Frank Yurco’s “Merenptah’s Canaanite Campaign and Israeli’s Origins,” presents a lucid discussion of the implications of mention of the name, Israel, on the famous Merneptah stele, dating from the end of the 13th century B.C. He argues that the figures portrayed on the fourth relief at the Karnak temple must be Israelites and that these Israelites were indigenous to Canaan. Yurco suggests that the original constituents of Israel could have been a mixture of Sea Peoples, Canaanites, and Shasu Bedouin. He also upholds the idea that only a few hundred or thousand Israelites participated in the exodus from Egypt and therefore it was not particularly noticeable in Egyptian history and archaeology. However, Yurco also concludes that there are bits and pieces of evidence (e.g., the capital at Ramesses, the names of Moses and others, the early death of Ramesses II’s son) that could not be explained otherwise than as reflecting an authentic tradition of emigration from Egypt in the 13th century B.C.

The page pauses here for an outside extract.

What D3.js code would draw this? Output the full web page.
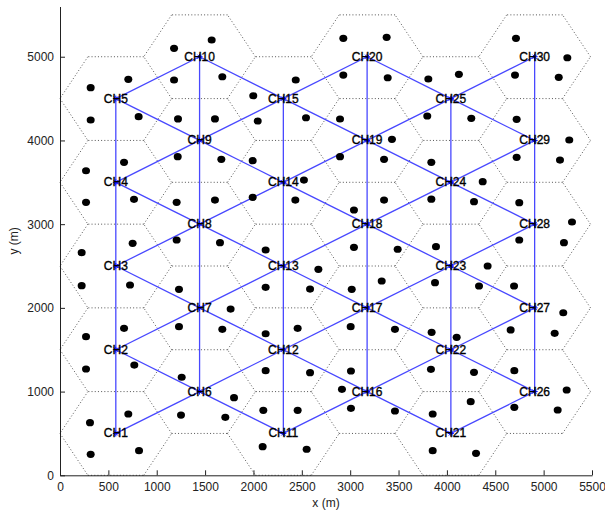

Donald Redford’s brief “Observations on the Sojourn of the Bene-Israel,” argues that there is no evidene for a substantial presence of West Semites in the area that Israel inhabited during the 18th through 20 Dynasties. He implies that the eastern defenses were so strong that an Israel never could have gotten through. Thus Redford concludes that the entire story is fiction.
William Dever, “Is There Any Archaeological Evidence for the Exodus?” concurs with Redford by arguing a “No” to his question. However, the archaeological evidence of cities such as Ramesses leads Dever to speculate that perhaps the tribe of Joseph did leave Egypt in the 13th century B.C. and journey to Canaan. Nevertheless the absence of occupation in Transjordan and of destruction levels at relevant sites in Cisjordan leads Dever to conclude that there never was an exodus or a conquest.
James Weinstein’s “Exodus and Archaeological Reality,” argues that there is no significant evidence of Egyptian artifacts in the hill country where Israel settled. Therefore, there is no evidence that Israel was a substantial tribal entity by the time of the Merneptah stele. Therefore, there was no exodus as described in the Bible, i.e., a “major outflow of Asiatics from Egypt to Canaan at any point in the XIXth or even early XXth Dynasty.”
William Ward’s “Summary and Conclusions” reiterates the conclusions of Redford, Dever, and Weinstein. He argues that perhaps a single family migrated from Egypt and this formed the basis for the exodus tradition.
This is a useful presentation of a variety of views. However, there are a few observations that should be kept in mind by anyone reading this volume. First, there seems to be a tendency to define the exodus as involving a large group of hundreds of thousands. If this is not likely, then the whole exodus story can be discounted. Second, the positive observations of Malamat and Yurco seem to be lost in the conclusion. They never argue that the biblical account is fundamentally distorted, unlike Redford, Dever, and Weinstein. Yet, the position of Malamat and Yurco is not represented in Ward’s conclusion; something that seems an unfair treatment of their work and essays. Third, Redford and Dever reiterate positions without answering some of the problems. Redford seems unaware of Malamat’s contribution so that he can present a picture of no foreigners in the Wadi Tumilat and an impassable border, when textual evidence attests to foreigners (apiru) working on the construction of the capital of Ramesses while other texts give evidence for constant movements of people across the border and of slaves escaping from Egypt at the same time as the Bible witnesses to Israel’s presence there. Dever ignores the New Kingdom itineraries that attest to Dibon and other sites in Transjordan similar to the witness of the Pentateuch. Nor does the destruction of cities and towns in Palestine require that they be burnt (Josh. 11:11-13).
On the whole, therefore, readers should read the essays for themselves and not rely upon the conclusions of another writer.